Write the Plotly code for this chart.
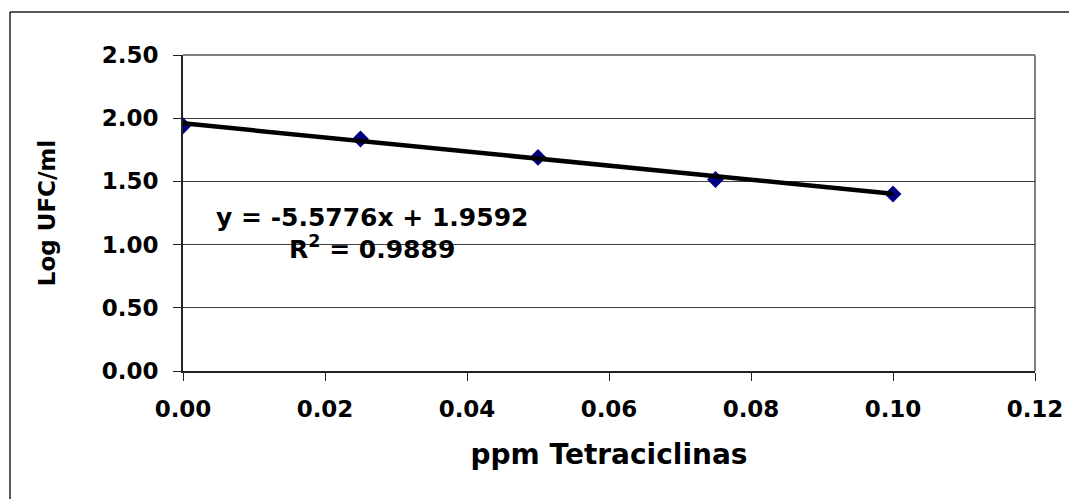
import plotly.graph_objects as go

# Data
ppm = [0.0, 0.025, 0.05, 0.075, 0.1]
log_ufc = [1.94, 1.835, 1.69, 1.515, 1.40]
slope = -5.5776
intercept = 1.9592
r_squared = 0.9889
x_ticks = [0.0, 0.02, 0.04, 0.06, 0.08, 0.10, 0.12]
y_ticks = [0.0, 0.5, 1.0, 1.5, 2.0, 2.5]

trend_x = [min(ppm), max(ppm)]
trend_y = [slope * v + intercept for v in trend_x]

FONT = "DejaVu Sans"
OFF = 8  # page offset of the figure
W, H = 1077, 499
L, R, T, B = 183 - OFF, 42 + OFF, 55 - OFF, 128 + OFF
pw, ph = W - L - R, H - T - B

fig = go.Figure()
fig.add_trace(go.Scatter(
    x=ppm, y=log_ufc, mode="markers",
    marker=dict(symbol="diamond", size=13, color="#000080",
                line=dict(width=0)),
    showlegend=False, hoverinfo="x+y"))
fig.add_trace(go.Scatter(
    x=trend_x, y=trend_y, mode="lines",
    line=dict(color="black", width=4.5),
    showlegend=False, hoverinfo="skip"))

def px2paper_x(px):
    return (px - OFF - L) / pw

def px2paper_y(py):
    return (H - B - (py - OFF)) / ph

shapes = [
    dict(type="line", xref="paper", yref="paper",
         x0=px2paper_x(10), x1=px2paper_x(10), y0=px2paper_y(12), y1=px2paper_y(540),
         line=dict(color="#222222", width=1.5)),
    dict(type="line", xref="paper", yref="paper",
         x0=px2paper_x(10), x1=px2paper_x(1120), y0=px2paper_y(12), y1=px2paper_y(12),
         line=dict(color="#222222", width=1.5)),
    dict(type="line", xref="paper", yref="paper", x0=0, x1=1, y0=1, y1=1,
         line=dict(color="#808080", width=2), layer="below"),
    dict(type="line", xref="paper", yref="paper", x0=1, x1=1, y0=0, y1=1,
         line=dict(color="#808080", width=2), layer="below"),
]

eq_text = f"y = {slope:.4f}x + {intercept:.4f}"
r2_text = f"R<sup>2</sup> = {r_squared:.4f}"

annotations = [
    dict(text=eq_text, xref="paper", yref="paper",
         x=px2paper_x(372), y=px2paper_y(217), showarrow=False,
         xanchor="center", yanchor="middle",
         font=dict(family=FONT, size=25, color="black", weight="bold")),
    dict(text=r2_text, xref="paper", yref="paper",
         x=px2paper_x(372), y=px2paper_y(248), showarrow=False,
         xanchor="center", yanchor="middle",
         font=dict(family=FONT, size=25, color="black", weight="bold")),
]

fig.update_layout(
    width=W, height=H,
    margin=dict(l=L, r=R, t=T, b=B),
    paper_bgcolor="white", plot_bgcolor="white",
    font=dict(family=FONT, color="black"),
    shapes=shapes, annotations=annotations,
    xaxis=dict(
        range=[0, 0.12], tickvals=x_ticks,
        ticktext=[f"{v:.2f}" for v in x_ticks],
        showgrid=False, zeroline=False,
        showline=True, linecolor="#222222", linewidth=2,
        ticks="outside", ticklen=8, tickcolor="#222222", tickwidth=1,
        ticklabelstandoff=8,
        tickfont=dict(family=FONT, size=23, color="black", weight="bold"),
        title=dict(text="ppm Tetraciclinas", standoff=24,
                   font=dict(family=FONT, size=28, color="black", weight="bold")),
    ),
    yaxis=dict(
        range=[0, 2.5], tickvals=y_ticks,
        ticktext=[f"{v:.2f}" for v in y_ticks],
        showgrid=True, gridcolor="#404040", gridwidth=1,
        zeroline=False,
        showline=True, linecolor="#222222", linewidth=2,
        ticks="outside", ticklen=8, tickcolor="#222222", tickwidth=1,
        ticklabelstandoff=10,
        tickfont=dict(family=FONT, size=23, color="black", weight="bold"),
        title=dict(text="Log UFC/ml", standoff=40,
                   font=dict(family=FONT, size=23, color="black", weight="bold")),
    ),
)

fig.write_html("out.html")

▶ [Goal] Leave out the pictures. Transcribe only the lines above, from the first through the one that contains "y_ticks = [0.0, 0.5, 1.0, 1.5, 2.0, 2.5]".

▶ [The completed task]
Write the Plotly code for this chart.
import plotly.graph_objects as go

# Data
ppm = [0.0, 0.025, 0.05, 0.075, 0.1]
log_ufc = [1.94, 1.835, 1.69, 1.515, 1.40]
slope = -5.5776
intercept = 1.9592
r_squared = 0.9889
x_ticks = [0.0, 0.02, 0.04, 0.06, 0.08, 0.10, 0.12]
y_ticks = [0.0, 0.5, 1.0, 1.5, 2.0, 2.5]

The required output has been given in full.